- _Instructions to follow_: Each line that includes "React" counts once; give the total and nothing besides.

- _Data section_:

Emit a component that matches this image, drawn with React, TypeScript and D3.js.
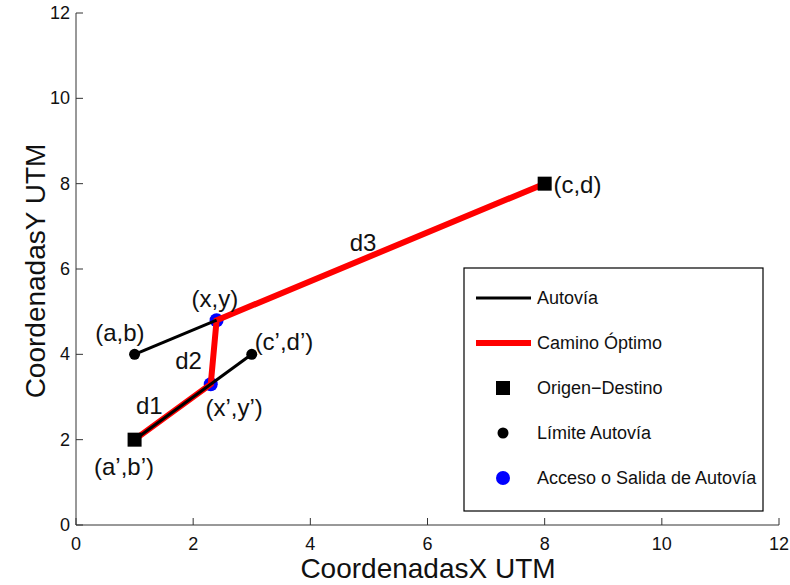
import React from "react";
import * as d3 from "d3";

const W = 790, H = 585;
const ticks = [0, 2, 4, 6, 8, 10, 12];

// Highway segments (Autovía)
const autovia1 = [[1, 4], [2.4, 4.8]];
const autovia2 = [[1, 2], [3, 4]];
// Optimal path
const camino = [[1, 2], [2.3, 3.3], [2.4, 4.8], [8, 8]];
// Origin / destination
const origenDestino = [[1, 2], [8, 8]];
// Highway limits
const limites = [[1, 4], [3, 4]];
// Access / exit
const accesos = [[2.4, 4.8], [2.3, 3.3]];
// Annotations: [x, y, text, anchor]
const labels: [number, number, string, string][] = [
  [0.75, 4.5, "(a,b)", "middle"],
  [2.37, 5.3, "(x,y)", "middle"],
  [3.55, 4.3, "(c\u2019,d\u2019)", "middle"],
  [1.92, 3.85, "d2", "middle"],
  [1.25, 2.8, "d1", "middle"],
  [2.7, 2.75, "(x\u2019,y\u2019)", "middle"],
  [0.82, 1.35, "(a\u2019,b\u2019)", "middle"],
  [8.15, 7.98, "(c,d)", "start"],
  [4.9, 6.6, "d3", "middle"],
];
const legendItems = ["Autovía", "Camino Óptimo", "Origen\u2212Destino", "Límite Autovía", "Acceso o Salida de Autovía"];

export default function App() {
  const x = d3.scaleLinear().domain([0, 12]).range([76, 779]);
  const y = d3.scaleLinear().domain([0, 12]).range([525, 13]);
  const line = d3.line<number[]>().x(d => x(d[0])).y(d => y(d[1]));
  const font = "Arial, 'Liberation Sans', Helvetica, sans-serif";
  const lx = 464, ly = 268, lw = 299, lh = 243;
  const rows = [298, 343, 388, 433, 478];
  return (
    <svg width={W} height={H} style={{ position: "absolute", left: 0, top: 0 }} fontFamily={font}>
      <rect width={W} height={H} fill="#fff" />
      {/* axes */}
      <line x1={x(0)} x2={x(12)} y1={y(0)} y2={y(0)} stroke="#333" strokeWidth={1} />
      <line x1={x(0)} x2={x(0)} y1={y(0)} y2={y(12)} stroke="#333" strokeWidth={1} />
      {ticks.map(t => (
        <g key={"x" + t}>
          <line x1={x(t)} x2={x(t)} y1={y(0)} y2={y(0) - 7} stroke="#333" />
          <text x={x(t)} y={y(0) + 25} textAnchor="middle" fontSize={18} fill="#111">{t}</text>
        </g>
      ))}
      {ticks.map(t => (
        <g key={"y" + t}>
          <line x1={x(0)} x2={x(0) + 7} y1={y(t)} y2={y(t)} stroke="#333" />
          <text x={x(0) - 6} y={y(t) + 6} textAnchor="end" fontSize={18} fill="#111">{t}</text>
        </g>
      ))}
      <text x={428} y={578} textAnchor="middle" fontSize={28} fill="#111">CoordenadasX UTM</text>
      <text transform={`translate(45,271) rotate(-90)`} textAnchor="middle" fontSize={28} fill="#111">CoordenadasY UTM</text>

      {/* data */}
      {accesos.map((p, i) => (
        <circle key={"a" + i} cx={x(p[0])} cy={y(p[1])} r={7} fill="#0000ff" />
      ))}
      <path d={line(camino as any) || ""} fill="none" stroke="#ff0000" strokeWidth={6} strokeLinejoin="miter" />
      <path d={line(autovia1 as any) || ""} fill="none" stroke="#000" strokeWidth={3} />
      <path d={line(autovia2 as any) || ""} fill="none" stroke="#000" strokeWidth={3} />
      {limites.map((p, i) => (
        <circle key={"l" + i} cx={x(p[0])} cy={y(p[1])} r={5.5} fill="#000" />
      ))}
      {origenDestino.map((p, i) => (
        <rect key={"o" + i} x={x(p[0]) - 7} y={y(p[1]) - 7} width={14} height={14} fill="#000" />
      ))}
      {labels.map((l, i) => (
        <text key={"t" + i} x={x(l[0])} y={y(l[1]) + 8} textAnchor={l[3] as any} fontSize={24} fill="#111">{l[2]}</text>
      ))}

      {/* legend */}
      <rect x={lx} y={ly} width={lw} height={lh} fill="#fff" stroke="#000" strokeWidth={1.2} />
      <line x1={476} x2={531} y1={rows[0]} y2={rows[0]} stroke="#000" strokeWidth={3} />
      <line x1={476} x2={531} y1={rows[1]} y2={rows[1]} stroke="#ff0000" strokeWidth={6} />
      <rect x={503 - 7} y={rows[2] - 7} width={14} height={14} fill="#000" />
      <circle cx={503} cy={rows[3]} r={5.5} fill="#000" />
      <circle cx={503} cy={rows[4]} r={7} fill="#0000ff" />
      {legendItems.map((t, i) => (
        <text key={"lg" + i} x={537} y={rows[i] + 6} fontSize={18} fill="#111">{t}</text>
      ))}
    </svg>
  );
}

- _Correct result_: 2